To reduce the false positive rate, most of the implemented algorithms use a circular buffer and a confidence value \( c \ge 0.8 \). Hence, given a buffer size of \( b = 5 \) and a mean processing performance of \( \bar{f} = 4.5 \,{\text{Hz}} \), a first detection in an ideal use case can be expected after:

$$ T = \frac{c \times b}{{\bar{f}}} = 0.\bar{8}\;s $$
(1)

Figures 13 and 14 show the response times for various non-numerical and numerical gestural commands for the static respectively airborne system. All time measurements start in neutral pose, i.e. both arms are hanging, and stop once the LED matrix displays a feedback. So, this measurement includes the transformation from the neutral pose to the final gesture.

Fig. 13.
figure 13

Response times for gestural commands from first movement to display for static setup, delay of pose estimation not included

Fig. 14.
figure 14

Response times for gestural commands from first movement to display for airborne setup, delay of pose estimation not included

The static setup represents the ideal situation with no vehicle movements and an optimal resolution of the operator. Thus, most non-numerical commands are recognized after an average duration of 1.4 s (delay of pose estimation not included), while the numerical commands are decoded with a much greater delay. The reason for this can be found in the implemented color based hand and finger detection, which is sensitive to self-shadowing and skin color-like objects close to the area around both wrists. If these objects occur in that area or shadows cover the hands significantly, the false detection rate tends to rise considerably. The minimum confidence constraint extends then the detection phase and results in a delayed feedback, which misleads the operator to question the correctness of his gestural utterance. For that reason, briefings have been aborted after 15 s of no feedback display.

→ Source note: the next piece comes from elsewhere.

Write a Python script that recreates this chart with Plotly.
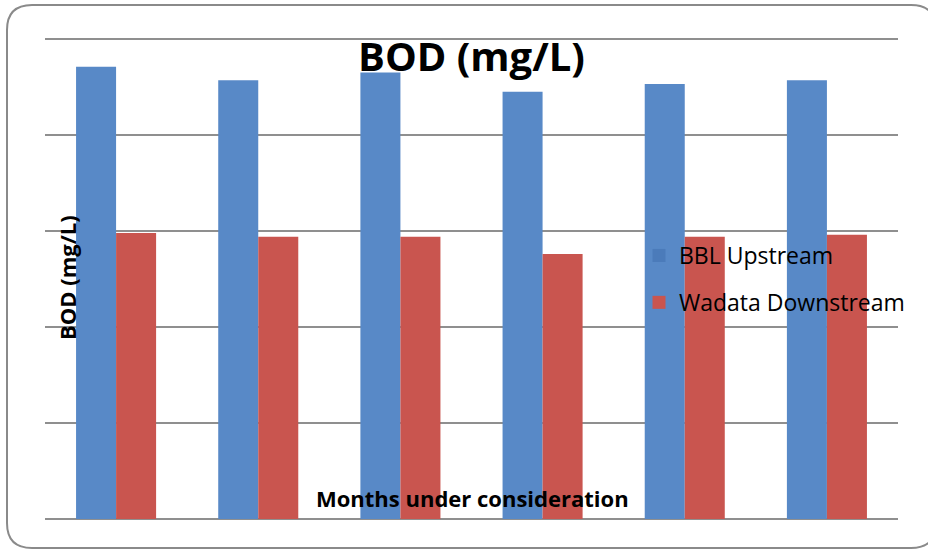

As expected the airborne setup shows longer average response times. The main reasons are the constant changes in distance to the operator due to manual UAV control and windy conditions, resulting in fluctuations of resolution. Furthermore, the non-optimal positioning of the operator within the frame lead to partial cut offs of the head or the feet of the operator, as the possibilities of the safety pilot to control the multicopter and the gimbal system at the same time were limited. Nevertheless, most non-numerical gestural commands fluctuate around an acceptable response time of 2 s.

4 Conclusion

The presented system allows an authorized person on ground to transmit mission briefing information to an airborne UAV by using his arms and fingers. The developed context aware gesture recognition method delivered promising results in first real-life experiments, helping to keep the false detection rate low and to reduce the amount of gestures to memorize for the operator. Using a bright LED matrix for visual feedback turned out to be a convenient way to improve the communication process and to reduce the uncertainty about the system state. The required robustness against the movement of the flying platform was proven, under the assumption that the operator stays within the image frame. The tradeoff between accuracy and processing rate demands a specific operator resolution. For that reason, the image framing is essential, especially when using optical magnification and operating the UAV in manual mode. These limitations will be taken care of in future steps by handing off the authority for the operator framing to a software tracking module. To improve the recognition of numerical information, more computational power will be added to enable more advanced and light invariant methods for finger detection. Finally, the integration of the autopilot into the system will allow the execution of the commanded tasks from the mission briefing.